::: Material shown :::

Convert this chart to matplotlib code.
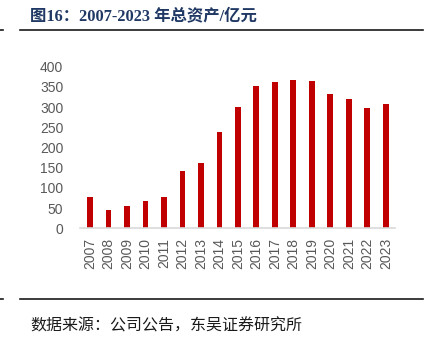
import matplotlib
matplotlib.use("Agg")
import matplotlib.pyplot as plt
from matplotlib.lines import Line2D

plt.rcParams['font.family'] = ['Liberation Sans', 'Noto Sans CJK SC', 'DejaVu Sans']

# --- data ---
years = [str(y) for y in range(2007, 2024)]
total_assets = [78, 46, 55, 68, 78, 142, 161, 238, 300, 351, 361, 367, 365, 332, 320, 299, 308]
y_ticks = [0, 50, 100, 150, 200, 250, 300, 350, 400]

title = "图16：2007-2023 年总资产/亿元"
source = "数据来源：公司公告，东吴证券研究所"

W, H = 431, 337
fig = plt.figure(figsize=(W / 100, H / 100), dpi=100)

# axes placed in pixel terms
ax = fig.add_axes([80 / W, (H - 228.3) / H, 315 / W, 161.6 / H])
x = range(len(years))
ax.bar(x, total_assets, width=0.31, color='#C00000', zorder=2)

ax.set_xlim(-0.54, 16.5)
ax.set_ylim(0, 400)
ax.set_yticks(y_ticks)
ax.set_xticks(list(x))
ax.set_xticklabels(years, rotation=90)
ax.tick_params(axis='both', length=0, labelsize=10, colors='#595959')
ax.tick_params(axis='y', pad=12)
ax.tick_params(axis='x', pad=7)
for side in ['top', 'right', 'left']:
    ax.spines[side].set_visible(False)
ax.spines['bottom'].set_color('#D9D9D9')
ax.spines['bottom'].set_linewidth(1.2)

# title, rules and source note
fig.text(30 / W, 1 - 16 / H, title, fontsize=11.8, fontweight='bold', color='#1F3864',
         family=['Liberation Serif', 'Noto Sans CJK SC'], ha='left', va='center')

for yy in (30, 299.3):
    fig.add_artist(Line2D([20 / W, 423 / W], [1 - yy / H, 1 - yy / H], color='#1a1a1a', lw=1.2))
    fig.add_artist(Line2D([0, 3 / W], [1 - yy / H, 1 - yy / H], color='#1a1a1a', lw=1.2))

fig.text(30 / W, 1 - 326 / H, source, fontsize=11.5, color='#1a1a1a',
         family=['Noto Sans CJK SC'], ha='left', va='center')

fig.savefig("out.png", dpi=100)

:::
::: Material shown :::

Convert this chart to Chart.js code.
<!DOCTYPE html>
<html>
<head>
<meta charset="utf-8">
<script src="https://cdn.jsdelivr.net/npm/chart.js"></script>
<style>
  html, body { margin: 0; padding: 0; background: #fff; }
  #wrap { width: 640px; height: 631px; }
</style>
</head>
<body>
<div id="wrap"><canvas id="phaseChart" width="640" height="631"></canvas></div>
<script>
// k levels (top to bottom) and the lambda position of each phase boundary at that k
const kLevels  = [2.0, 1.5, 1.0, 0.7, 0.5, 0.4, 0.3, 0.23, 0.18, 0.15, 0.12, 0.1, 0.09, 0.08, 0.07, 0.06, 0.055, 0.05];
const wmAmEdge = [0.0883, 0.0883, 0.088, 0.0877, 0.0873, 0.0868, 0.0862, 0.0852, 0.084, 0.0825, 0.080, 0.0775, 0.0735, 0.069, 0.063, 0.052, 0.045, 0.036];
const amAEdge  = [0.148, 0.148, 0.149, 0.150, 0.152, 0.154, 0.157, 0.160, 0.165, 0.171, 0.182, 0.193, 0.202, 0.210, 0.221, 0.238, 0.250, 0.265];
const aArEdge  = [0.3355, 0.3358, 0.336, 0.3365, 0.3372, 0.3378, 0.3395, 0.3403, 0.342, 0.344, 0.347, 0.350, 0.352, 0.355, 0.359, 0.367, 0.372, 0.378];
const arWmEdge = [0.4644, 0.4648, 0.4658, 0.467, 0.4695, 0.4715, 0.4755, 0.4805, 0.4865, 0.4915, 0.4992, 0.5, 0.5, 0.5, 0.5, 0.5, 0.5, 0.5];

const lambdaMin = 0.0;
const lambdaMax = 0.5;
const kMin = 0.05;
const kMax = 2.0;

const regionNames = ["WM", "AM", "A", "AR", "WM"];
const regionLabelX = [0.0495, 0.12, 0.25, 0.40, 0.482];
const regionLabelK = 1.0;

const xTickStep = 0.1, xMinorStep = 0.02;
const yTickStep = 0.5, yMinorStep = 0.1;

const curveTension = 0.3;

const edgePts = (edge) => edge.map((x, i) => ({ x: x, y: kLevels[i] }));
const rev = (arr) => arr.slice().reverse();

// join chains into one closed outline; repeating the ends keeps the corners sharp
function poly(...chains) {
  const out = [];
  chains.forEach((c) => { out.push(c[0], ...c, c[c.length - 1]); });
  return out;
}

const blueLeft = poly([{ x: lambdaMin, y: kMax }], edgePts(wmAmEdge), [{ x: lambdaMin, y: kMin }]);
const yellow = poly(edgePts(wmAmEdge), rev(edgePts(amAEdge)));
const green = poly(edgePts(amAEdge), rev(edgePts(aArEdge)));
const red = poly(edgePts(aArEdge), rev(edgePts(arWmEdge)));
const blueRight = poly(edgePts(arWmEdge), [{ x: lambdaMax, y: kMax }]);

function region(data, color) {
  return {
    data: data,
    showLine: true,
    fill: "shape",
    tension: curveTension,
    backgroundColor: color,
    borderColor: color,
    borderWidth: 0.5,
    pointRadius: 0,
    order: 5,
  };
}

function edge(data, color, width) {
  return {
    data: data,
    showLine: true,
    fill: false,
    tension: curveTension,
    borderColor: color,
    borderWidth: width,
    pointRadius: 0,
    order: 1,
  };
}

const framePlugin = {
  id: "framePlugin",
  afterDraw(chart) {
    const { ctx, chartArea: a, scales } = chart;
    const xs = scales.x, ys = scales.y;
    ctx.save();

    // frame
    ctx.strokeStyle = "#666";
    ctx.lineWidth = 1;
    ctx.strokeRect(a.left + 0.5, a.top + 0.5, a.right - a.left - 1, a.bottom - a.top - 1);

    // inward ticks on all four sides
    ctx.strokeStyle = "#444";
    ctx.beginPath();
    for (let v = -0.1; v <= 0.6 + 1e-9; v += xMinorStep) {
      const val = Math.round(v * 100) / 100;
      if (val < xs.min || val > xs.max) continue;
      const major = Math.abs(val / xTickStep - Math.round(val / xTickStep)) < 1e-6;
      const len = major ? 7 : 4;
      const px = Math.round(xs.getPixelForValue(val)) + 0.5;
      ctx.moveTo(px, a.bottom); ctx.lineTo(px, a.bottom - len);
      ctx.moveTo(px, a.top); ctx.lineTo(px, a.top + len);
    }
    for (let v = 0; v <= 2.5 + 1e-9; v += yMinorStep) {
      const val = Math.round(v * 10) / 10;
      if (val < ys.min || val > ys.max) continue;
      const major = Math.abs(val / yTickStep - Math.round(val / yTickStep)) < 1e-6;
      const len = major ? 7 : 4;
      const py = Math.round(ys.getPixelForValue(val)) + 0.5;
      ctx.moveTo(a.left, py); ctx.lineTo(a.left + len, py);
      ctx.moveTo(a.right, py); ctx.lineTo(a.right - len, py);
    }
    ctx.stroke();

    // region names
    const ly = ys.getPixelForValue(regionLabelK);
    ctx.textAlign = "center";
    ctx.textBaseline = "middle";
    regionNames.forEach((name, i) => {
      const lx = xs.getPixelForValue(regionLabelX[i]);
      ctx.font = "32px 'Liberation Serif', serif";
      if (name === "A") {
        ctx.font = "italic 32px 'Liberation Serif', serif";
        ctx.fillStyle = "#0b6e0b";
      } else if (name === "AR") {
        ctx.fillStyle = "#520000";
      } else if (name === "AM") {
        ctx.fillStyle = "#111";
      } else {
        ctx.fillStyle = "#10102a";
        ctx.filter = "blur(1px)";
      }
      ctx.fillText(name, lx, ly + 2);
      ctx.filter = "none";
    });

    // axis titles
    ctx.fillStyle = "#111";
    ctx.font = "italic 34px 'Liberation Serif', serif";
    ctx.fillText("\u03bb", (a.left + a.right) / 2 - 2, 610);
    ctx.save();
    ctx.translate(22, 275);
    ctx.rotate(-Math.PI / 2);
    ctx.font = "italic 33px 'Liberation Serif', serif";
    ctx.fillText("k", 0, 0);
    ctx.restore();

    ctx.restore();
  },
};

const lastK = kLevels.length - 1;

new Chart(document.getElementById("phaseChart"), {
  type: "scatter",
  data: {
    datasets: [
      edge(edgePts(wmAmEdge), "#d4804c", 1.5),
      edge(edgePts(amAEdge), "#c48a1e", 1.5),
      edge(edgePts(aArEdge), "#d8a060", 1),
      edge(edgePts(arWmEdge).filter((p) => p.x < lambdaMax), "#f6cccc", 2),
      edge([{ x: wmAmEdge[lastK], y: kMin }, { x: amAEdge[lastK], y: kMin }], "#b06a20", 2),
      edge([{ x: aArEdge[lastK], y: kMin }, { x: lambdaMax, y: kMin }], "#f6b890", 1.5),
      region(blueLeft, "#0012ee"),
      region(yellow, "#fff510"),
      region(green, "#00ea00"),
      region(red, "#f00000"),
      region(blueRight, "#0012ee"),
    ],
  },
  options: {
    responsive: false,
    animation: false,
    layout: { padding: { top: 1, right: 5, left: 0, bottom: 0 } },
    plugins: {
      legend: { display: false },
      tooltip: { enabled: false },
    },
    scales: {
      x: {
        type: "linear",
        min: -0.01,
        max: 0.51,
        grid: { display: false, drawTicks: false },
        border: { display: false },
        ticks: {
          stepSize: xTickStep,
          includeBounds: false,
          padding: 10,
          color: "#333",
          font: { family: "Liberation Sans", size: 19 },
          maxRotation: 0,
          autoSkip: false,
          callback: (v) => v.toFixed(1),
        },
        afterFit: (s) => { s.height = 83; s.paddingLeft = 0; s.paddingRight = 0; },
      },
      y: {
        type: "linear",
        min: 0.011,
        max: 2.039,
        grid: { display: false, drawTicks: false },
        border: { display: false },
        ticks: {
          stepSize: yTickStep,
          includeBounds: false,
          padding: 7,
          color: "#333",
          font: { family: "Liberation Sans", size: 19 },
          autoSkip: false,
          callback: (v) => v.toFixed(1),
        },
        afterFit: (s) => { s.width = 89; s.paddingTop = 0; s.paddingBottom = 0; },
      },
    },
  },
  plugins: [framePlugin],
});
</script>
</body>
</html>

:::
::: Material shown :::

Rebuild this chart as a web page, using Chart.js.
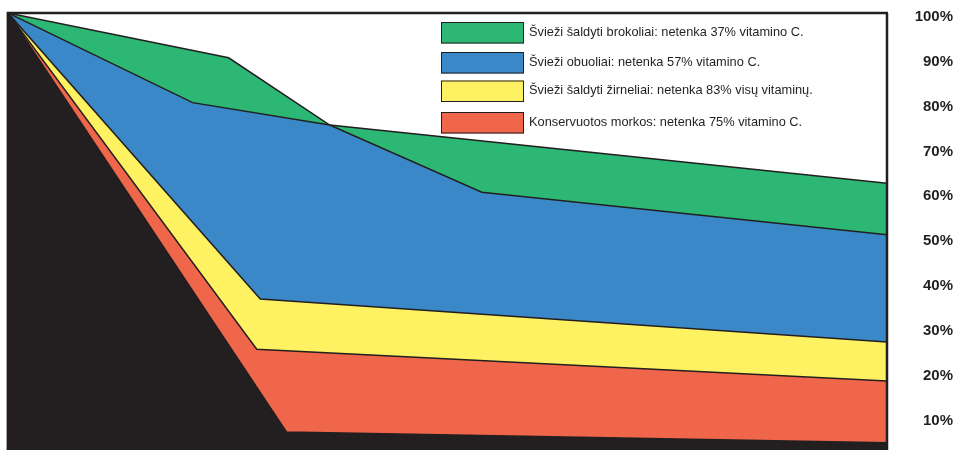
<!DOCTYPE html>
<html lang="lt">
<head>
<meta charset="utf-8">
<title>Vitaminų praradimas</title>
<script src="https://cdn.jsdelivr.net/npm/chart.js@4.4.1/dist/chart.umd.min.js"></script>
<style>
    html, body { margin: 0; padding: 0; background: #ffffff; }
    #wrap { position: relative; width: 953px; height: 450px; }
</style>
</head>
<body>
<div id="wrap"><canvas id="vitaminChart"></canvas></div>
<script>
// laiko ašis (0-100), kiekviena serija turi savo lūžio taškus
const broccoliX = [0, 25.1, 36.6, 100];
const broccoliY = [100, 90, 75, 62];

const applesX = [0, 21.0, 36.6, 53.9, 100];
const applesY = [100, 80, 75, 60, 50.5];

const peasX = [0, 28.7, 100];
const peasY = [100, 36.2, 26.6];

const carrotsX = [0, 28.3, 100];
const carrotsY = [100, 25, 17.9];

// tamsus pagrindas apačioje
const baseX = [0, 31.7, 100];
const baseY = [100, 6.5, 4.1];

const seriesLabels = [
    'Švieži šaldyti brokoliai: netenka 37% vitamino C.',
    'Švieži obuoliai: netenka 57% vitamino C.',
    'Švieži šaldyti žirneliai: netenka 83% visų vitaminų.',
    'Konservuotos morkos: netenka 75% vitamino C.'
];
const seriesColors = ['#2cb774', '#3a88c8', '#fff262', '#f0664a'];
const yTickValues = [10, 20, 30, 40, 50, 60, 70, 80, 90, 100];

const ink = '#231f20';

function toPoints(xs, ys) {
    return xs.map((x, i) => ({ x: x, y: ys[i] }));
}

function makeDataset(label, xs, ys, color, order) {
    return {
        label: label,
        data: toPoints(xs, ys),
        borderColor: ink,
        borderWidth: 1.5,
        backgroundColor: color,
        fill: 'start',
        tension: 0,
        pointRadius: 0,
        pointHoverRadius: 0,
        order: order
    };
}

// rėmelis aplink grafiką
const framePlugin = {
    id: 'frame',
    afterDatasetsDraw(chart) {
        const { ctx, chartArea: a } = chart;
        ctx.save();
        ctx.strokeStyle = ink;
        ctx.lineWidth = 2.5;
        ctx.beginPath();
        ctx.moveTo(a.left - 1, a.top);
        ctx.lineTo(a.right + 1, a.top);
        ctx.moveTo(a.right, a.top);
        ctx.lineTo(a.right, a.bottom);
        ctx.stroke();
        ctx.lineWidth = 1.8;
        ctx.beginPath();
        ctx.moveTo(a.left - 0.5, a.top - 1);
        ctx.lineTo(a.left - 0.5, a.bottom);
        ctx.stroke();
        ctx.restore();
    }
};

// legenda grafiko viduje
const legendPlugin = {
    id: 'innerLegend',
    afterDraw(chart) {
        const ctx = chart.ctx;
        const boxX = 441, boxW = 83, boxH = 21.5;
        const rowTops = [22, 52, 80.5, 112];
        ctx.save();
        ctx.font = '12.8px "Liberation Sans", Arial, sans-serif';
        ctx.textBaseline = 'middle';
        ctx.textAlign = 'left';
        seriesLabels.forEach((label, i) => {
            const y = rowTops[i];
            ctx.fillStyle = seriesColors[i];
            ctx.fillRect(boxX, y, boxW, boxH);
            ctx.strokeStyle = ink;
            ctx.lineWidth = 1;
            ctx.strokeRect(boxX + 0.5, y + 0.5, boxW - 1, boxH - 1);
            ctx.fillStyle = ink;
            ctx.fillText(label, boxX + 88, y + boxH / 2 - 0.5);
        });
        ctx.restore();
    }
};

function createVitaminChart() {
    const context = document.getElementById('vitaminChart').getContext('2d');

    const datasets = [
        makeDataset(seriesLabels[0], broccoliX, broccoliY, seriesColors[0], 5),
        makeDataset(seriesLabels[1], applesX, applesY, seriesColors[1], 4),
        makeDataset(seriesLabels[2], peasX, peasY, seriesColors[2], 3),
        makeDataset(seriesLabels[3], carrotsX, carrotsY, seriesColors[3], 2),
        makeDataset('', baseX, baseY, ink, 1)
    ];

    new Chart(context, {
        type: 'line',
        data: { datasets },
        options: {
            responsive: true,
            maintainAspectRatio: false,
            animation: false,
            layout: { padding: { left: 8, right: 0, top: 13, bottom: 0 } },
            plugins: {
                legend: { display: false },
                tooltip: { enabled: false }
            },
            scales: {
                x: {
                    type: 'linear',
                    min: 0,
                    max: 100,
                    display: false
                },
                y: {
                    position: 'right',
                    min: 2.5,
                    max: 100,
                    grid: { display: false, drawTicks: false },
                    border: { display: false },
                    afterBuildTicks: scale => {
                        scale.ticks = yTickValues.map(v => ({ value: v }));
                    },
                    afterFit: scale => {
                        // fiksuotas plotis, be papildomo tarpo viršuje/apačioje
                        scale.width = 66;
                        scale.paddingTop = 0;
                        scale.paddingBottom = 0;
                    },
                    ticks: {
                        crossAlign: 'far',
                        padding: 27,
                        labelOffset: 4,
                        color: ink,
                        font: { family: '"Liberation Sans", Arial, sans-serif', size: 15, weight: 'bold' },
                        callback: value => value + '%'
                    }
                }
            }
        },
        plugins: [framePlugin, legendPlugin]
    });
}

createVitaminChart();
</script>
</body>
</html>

:::

_Set problem:_
Pictures excluded, give again exactly and only the lines of the material above from the line with "Convert this chart to matplotlib code." through the line with "plt.rcParams['font.family'] = ['Liberation".

_Worked answer:_
Convert this chart to matplotlib code.
import matplotlib
matplotlib.use("Agg")
import matplotlib.pyplot as plt
from matplotlib.lines import Line2D

plt.rcParams['font.family'] = ['Liberation Sans', 'Noto Sans CJK SC', 'DejaVu Sans']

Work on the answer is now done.